Celestial objects emit light in all directions.
But only light rays travelling in the direction of the earth will reach us. And when these rays reach us after a lengthy journey, they are virtually parallel.
There are two ways to concentrate these rays and create an image. We can use a concave mirror to focus incoming photons at the focus point.
The image produced by this reflecting telescope is real, inverted, and smaller.
Most contemporary telescopes are such reflecting telescopes.
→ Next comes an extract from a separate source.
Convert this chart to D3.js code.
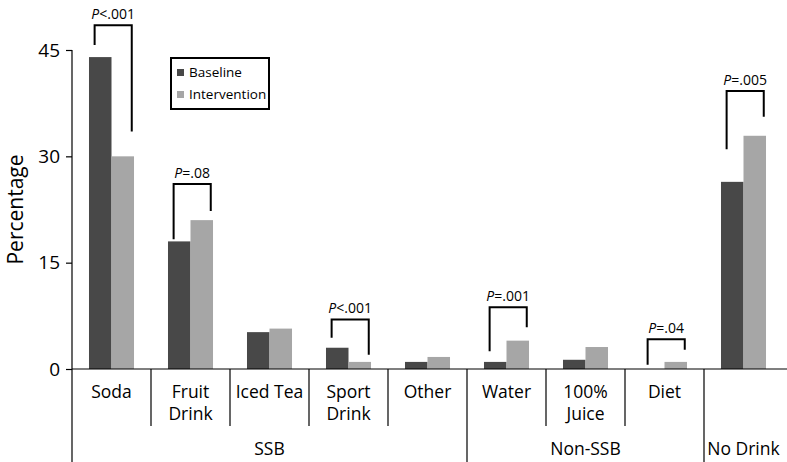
<!DOCTYPE html>
<html>
<head>
<meta charset="utf-8">
<script src="https://cdn.jsdelivr.net/npm/d3@7"></script>
<style>
  body { margin: 0; background: #fff; }
  svg { display: block; font-family: 'Open Sans', sans-serif; }
</style>
</head>
<body>
<svg id="chart" width="787" height="462"></svg>
<script>
// drink categories, in plot order
const categories = ['Soda', 'Fruit Drink', 'Iced Tea', 'Sport Drink', 'Other', 'Water', '100% Juice', 'Diet', 'No Drink'];
// label lines under each bar pair (empty = labelled by its group only)
const categoryLabels = [['Soda'], ['Fruit', 'Drink'], ['Iced Tea'], ['Sport', 'Drink'], ['Other'], ['Water'], ['100%', 'Juice'], ['Diet'], []];
const groups = [
  { name: 'SSB', from: 'Soda', to: 'Other' },
  { name: 'Non-SSB', from: 'Water', to: 'Diet' },
  { name: 'No Drink', from: 'No Drink', to: 'No Drink' }
];
const seriesNames = ['Baseline', 'Intervention'];
const baseline = [44, 18, 5.2, 3.0, 1.0, 1.0, 1.3, 0, 26.4];
const intervention = [30, 21, 5.7, 1.0, 1.7, 4.0, 3.1, 1.0, 32.9];
const yTicks = [0, 15, 30, 45];

// significance brackets: top of bracket and ends of the two legs, in percent units
const brackets = [
  { cat: 'Soda', op: '<.001', top: 48.5, left: 45.7, right: 33.5 },
  { cat: 'Fruit Drink', op: '=.08', top: 26.1, left: 18.3, right: 22.3 },
  { cat: 'Sport Drink', op: '<.001', top: 7.0, left: 4.4, right: 2.0 },
  { cat: 'Water', op: '=.001', top: 8.7, left: 2.5, right: 5.9 },
  { cat: 'Diet', op: '=.04', top: 4.2, left: 0.6, right: 2.7 },
  { cat: 'No Drink', op: '=.005', top: 39.2, left: 31.0, right: 35.6 }
];

const colors = { Baseline: '#484848', Intervention: '#a6a6a6' };

const svg = d3.select('#chart');
const left = 72, right = 783, zeroY = 369, topY = 50, bottom = 462;

const x = d3.scaleBand().domain(categories).range([left, right]).paddingInner(0).paddingOuter(0);
const x1 = d3.scaleBand().domain(seriesNames).range([0, x.bandwidth()]).paddingInner(0).paddingOuter(0.755);
const y = d3.scaleLinear().domain([0, 45]).range([zeroY, topY]);

const rows = categories.map((c, i) => ({ cat: c, Baseline: baseline[i], Intervention: intervention[i] }));

// bars
svg.append('g')
  .selectAll('g.cat')
  .data(rows)
  .join('g')
  .attr('class', 'cat')
  .attr('transform', d => `translate(${x(d.cat)},0)`)
  .selectAll('rect')
  .data(d => seriesNames.map(s => ({ s, v: d[s] })))
  .join('rect')
  .attr('x', d => x1(d.s))
  .attr('width', x1.bandwidth())
  .attr('y', d => y(d.v))
  .attr('height', d => y(0) - y(d.v))
  .attr('fill', d => colors[d.s]);

// y axis
const yAxis = svg.append('g')
  .attr('transform', `translate(${left},0)`)
  .call(d3.axisLeft(y).tickValues(yTicks).tickSize(6).tickPadding(6));
yAxis.select('.domain').remove();
yAxis.selectAll('.tick line').attr('stroke', '#000').attr('stroke-width', 1.2);
yAxis.selectAll('.tick text').attr('font-size', 19).attr('fill', '#000').attr('font-family', 'Open Sans');

svg.append('line')
  .attr('x1', left).attr('x2', left)
  .attr('y1', y(45)).attr('y2', bottom)
  .attr('stroke', '#000').attr('stroke-width', 1.2);

// zero line
svg.append('line')
  .attr('x1', left).attr('x2', 787)
  .attr('y1', y(0)).attr('y2', y(0))
  .attr('stroke', '#000').attr('stroke-width', 1.2);

svg.append('text')
  .attr('transform', `translate(23,${(y(0) + y(45)) / 2}) rotate(-90)`)
  .attr('text-anchor', 'middle')
  .attr('font-size', 21)
  .text('Percentage');

// dividers between categories; group edges run to the bottom
const groupEdges = new Set(groups.map(gr => gr.from));
categories.slice(1).forEach(c => {
  svg.append('line')
    .attr('x1', x(c)).attr('x2', x(c))
    .attr('y1', y(0))
    .attr('y2', groupEdges.has(c) ? bottom : 426)
    .attr('stroke', '#000').attr('stroke-width', 1.2);
});

// category labels
categories.forEach((c, i) => {
  const cx = x(c) + x.bandwidth() / 2;
  const t = svg.append('text')
    .attr('x', cx)
    .attr('y', 398)
    .attr('text-anchor', 'middle')
    .attr('font-size', 17.5);
  categoryLabels[i].forEach((line, j) => {
    t.append('tspan').attr('x', cx).attr('dy', j ? 22 : 0).text(line);
  });
});

// group labels
groups.forEach(gr => {
  const cx = (x(gr.from) + x(gr.to) + x.bandwidth()) / 2;
  svg.append('text')
    .attr('x', cx)
    .attr('y', 455)
    .attr('text-anchor', 'middle')
    .attr('font-size', 17.5)
    .text(gr.name);
});

// significance brackets
brackets.forEach(b => {
  const xl = x(b.cat) + x1('Baseline') + x1.bandwidth() * 0.25;
  const xr = x(b.cat) + x1('Intervention') + x1.bandwidth() * 0.9;
  svg.append('path')
    .attr('d', `M${xl},${y(b.left)}V${y(b.top)}H${xr}V${y(b.right)}`)
    .attr('fill', 'none')
    .attr('stroke', '#000')
    .attr('stroke-width', 2);
  const t = svg.append('text')
    .attr('x', (xl + xr) / 2)
    .attr('y', y(b.top) - 6)
    .attr('text-anchor', 'middle')
    .attr('font-size', 14);
  t.append('tspan').attr('font-style', 'italic').text('P');
  t.append('tspan').text(b.op);
});

// legend
const legend = svg.append('g').attr('transform', 'translate(171,58)');
legend.append('rect')
  .attr('width', 98).attr('height', 51)
  .attr('fill', '#fff').attr('stroke', '#000').attr('stroke-width', 2);
seriesNames.forEach((s, i) => {
  legend.append('rect')
    .attr('x', 6).attr('y', 11 + i * 22)
    .attr('width', 7).attr('height', 7)
    .attr('fill', colors[s]);
  legend.append('text')
    .attr('x', 18).attr('y', 19 + i * 22)
    .attr('font-size', 13.5)
    .text(s);
});
</script>
</body>
</html>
Giant telescopes use parabolic mirrors because light rays reflected from the concave produce several focal points, causing the image to blur.
In a reflecting telescope, rays reflected by the primary mirror are diverted to a secondary mirror, which reflects them into an eyepiece with a small lens to enhance the image.
Alternatively, a hole is drilled in the primary mirror’s centre, and the rays the primary reflects pass through this hole to the secondary, which finally reflects them upward into the eyepiece.
The world’s largest refracting telescope is at Yerkes Observatory in the U.S., with a 1.02-m lens.

Function of telescope

It’s a common misconception that telescopes are designed to make astronomical objects appear larger.
Instead their primary function is to enhance the brightness of celestial objects, measured by their light-gathering power.
Say it’s drizzling and you wish to collect rainwater. Place a cup with a small opening and a tub with a larger opening outside.
Due to the larger opening, the tub will collect more water than the cup in a given time.

Features of telescopes

The brightness of celestial objects is quantified by their apparent magnitude.
Its values are logarithmic, meaning each step represents 2.512-times more brightness than the earlier. For example, a star of magnitude 4.0 is 2.512-times brighter than a star of magnitude 5.0.
The lower the apparent magnitude, the brighter the object; the larger the magnitude, the dimmer it is.
The sun’s apparent magnitude on this scale is –26.78, Venus’s is –4.92, and Sirius, the brightest star in the night sky, is –1.46.
The Andromeda Galaxy, which has trillions of stars and an apparent magnitude of +3.44, is the furthest object we can see with our eyes. It appears as a fuzzy patch and we can’t discern individual stars.
The star V762 Cassiopeiae is 1,000,000-times brighter than the Sun.
But because it is 16,000 lightyears away, it has an apparent magnitude of only +5.82. It’s the faintest star visible to the naked eye.
A telescope’s resolution limit specifies the size of the smallest detail it can spot between two objects that are really close together.
The greater the resolving capacity, the more details will be visible.
The human eye with 20/20 vision has a resolving power of 60 arcsec. One arcsec is 1/3600th of a degree.
The toy telescope’s optimal resolving power is around 1.47 arcsec, over 40-times greater.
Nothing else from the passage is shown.